##### ROWS

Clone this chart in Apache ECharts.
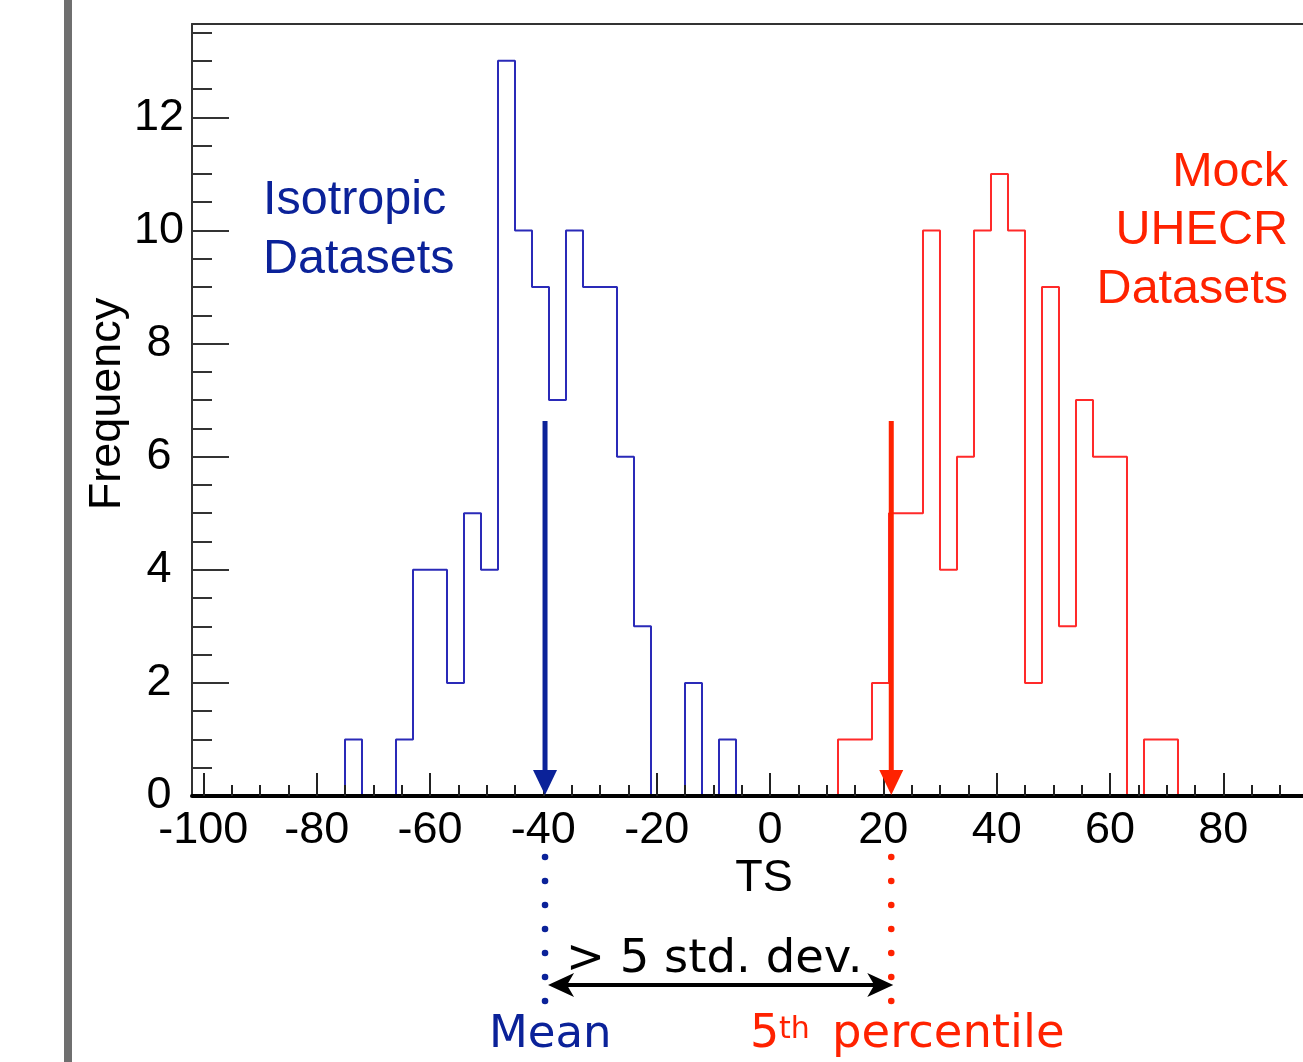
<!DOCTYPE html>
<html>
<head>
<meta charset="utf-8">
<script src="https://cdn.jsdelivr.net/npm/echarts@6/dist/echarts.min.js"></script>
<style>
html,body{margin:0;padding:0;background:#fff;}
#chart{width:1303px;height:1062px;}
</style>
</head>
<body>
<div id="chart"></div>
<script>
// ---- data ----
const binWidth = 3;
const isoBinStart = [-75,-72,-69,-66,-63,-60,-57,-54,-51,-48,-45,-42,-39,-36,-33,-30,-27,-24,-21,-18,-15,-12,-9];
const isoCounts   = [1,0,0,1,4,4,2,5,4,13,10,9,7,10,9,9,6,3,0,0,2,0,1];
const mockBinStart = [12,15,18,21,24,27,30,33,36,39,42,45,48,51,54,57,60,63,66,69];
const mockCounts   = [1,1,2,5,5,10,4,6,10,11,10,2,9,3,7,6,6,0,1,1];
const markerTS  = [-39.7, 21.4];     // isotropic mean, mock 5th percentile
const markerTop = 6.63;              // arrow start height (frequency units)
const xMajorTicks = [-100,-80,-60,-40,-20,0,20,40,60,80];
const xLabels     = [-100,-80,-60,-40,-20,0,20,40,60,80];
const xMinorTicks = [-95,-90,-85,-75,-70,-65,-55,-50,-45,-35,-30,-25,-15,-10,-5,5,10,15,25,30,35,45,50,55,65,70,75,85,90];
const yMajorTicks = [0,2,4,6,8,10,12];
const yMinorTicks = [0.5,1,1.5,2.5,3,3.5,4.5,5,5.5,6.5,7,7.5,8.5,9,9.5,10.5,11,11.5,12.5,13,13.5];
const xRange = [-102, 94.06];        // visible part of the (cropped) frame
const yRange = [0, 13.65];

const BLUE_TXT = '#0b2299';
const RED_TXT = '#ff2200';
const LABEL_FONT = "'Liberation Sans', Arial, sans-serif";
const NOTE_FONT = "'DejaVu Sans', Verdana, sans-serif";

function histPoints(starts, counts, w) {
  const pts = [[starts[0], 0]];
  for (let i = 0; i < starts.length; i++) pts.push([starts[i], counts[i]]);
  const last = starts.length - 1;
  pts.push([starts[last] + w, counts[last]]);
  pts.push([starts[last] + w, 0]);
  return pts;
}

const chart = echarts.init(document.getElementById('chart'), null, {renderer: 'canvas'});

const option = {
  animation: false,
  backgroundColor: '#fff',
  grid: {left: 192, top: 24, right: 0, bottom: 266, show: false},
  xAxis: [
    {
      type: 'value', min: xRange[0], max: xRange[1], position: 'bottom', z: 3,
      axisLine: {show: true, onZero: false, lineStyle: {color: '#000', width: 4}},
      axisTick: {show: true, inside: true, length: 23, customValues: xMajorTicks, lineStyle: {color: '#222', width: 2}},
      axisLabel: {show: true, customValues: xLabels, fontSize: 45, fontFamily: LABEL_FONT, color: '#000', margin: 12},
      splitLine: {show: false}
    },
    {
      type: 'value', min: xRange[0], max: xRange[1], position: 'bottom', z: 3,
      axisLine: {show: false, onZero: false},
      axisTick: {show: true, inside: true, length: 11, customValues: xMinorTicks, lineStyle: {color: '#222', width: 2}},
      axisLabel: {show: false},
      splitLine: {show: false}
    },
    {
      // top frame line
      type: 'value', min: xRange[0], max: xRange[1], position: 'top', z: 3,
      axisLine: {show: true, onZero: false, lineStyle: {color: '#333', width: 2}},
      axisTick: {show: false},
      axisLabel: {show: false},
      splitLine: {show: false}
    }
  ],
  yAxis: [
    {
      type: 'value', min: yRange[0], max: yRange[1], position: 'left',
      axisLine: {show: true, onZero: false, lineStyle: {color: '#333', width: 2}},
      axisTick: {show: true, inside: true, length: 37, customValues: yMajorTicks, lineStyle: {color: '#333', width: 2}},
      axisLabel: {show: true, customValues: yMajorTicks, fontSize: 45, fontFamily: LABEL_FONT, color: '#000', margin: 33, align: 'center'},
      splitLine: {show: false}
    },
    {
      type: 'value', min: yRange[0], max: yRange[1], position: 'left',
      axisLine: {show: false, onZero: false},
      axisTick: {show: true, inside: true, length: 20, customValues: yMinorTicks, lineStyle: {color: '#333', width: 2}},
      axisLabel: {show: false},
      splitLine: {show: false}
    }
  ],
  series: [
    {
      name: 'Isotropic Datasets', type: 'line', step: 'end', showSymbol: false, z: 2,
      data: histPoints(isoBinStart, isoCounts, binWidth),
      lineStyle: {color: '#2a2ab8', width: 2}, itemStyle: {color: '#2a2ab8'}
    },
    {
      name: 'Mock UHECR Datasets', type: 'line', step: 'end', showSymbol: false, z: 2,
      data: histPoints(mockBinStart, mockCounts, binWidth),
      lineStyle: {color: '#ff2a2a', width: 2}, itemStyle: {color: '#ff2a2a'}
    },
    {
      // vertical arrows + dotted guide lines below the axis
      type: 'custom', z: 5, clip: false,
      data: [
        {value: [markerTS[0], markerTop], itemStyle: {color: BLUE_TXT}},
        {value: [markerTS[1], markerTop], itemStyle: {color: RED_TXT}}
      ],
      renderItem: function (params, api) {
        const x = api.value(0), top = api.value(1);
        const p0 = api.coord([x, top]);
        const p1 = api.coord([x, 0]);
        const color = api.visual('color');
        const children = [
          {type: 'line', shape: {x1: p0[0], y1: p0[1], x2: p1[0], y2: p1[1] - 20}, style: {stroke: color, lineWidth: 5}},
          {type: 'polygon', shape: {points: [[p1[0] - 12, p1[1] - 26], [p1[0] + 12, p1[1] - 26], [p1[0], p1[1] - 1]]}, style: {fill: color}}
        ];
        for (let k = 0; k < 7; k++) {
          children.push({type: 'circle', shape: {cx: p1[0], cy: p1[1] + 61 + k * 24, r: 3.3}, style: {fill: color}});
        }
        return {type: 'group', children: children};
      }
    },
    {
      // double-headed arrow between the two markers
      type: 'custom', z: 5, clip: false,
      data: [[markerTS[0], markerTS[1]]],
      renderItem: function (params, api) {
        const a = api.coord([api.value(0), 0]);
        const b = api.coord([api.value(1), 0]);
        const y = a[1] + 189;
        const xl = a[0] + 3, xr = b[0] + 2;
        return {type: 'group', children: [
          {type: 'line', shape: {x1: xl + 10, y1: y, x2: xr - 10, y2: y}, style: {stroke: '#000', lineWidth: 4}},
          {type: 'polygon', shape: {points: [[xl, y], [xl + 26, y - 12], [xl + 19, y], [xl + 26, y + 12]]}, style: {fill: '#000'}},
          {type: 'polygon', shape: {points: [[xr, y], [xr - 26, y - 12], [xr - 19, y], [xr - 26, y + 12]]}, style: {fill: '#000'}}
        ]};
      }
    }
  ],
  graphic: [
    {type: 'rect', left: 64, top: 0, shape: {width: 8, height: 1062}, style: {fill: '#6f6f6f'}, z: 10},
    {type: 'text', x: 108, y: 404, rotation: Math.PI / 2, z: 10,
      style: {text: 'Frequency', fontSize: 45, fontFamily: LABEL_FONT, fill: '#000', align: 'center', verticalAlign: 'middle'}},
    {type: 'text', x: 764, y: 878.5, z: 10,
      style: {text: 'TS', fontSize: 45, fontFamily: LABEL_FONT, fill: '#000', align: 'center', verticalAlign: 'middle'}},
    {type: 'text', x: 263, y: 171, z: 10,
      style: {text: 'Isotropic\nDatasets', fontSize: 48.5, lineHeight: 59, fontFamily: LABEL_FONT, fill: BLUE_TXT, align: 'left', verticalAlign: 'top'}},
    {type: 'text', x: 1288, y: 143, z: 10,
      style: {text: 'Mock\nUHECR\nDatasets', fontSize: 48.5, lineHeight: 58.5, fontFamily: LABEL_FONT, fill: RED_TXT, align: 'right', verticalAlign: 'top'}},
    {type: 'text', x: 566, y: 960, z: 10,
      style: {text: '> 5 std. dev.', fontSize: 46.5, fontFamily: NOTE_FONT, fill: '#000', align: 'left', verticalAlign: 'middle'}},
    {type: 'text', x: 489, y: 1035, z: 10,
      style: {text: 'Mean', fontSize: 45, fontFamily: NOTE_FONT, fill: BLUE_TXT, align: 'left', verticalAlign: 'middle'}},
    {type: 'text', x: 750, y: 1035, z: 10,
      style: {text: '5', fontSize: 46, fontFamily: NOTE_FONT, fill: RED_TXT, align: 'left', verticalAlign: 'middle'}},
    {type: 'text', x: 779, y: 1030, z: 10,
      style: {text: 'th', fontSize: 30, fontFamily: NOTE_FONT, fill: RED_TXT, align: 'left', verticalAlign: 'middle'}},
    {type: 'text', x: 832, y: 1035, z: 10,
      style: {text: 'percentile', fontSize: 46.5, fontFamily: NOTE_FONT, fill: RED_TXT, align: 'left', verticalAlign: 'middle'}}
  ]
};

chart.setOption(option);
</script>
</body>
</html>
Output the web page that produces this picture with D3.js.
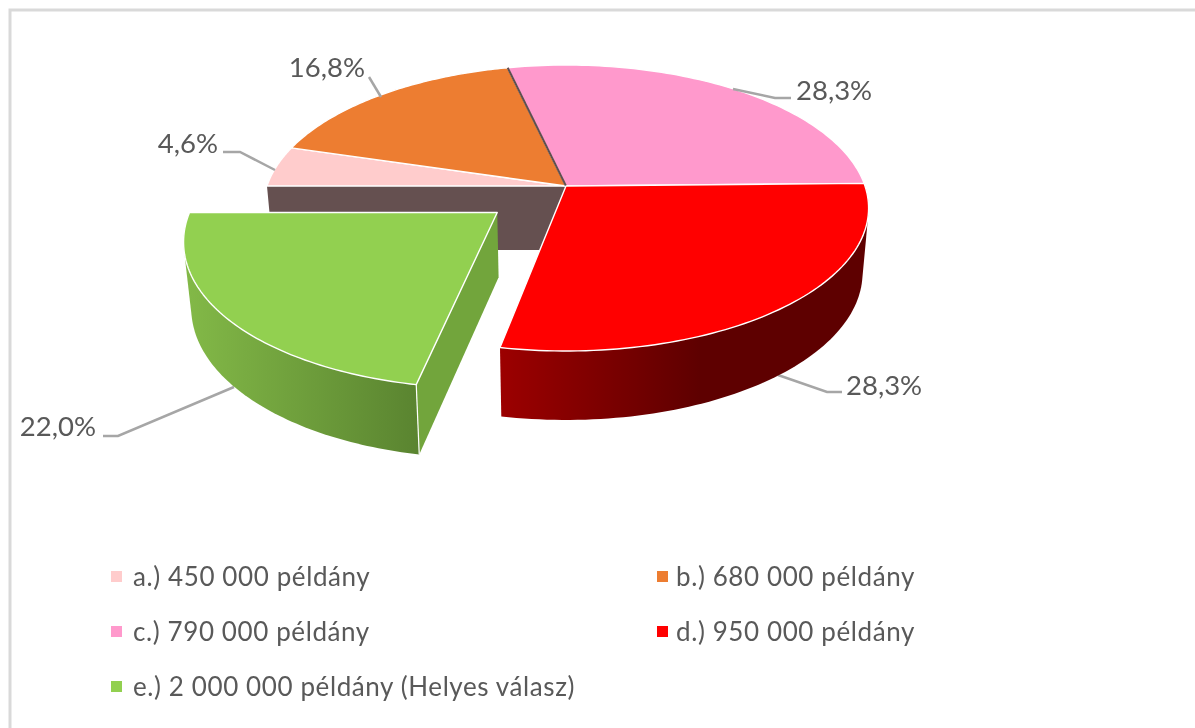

##########

- _WHAT YOU HAVE TO DO_
The required output is the number of lines containing the word "this", and nothing besides.

- _TASK ANSWER_
2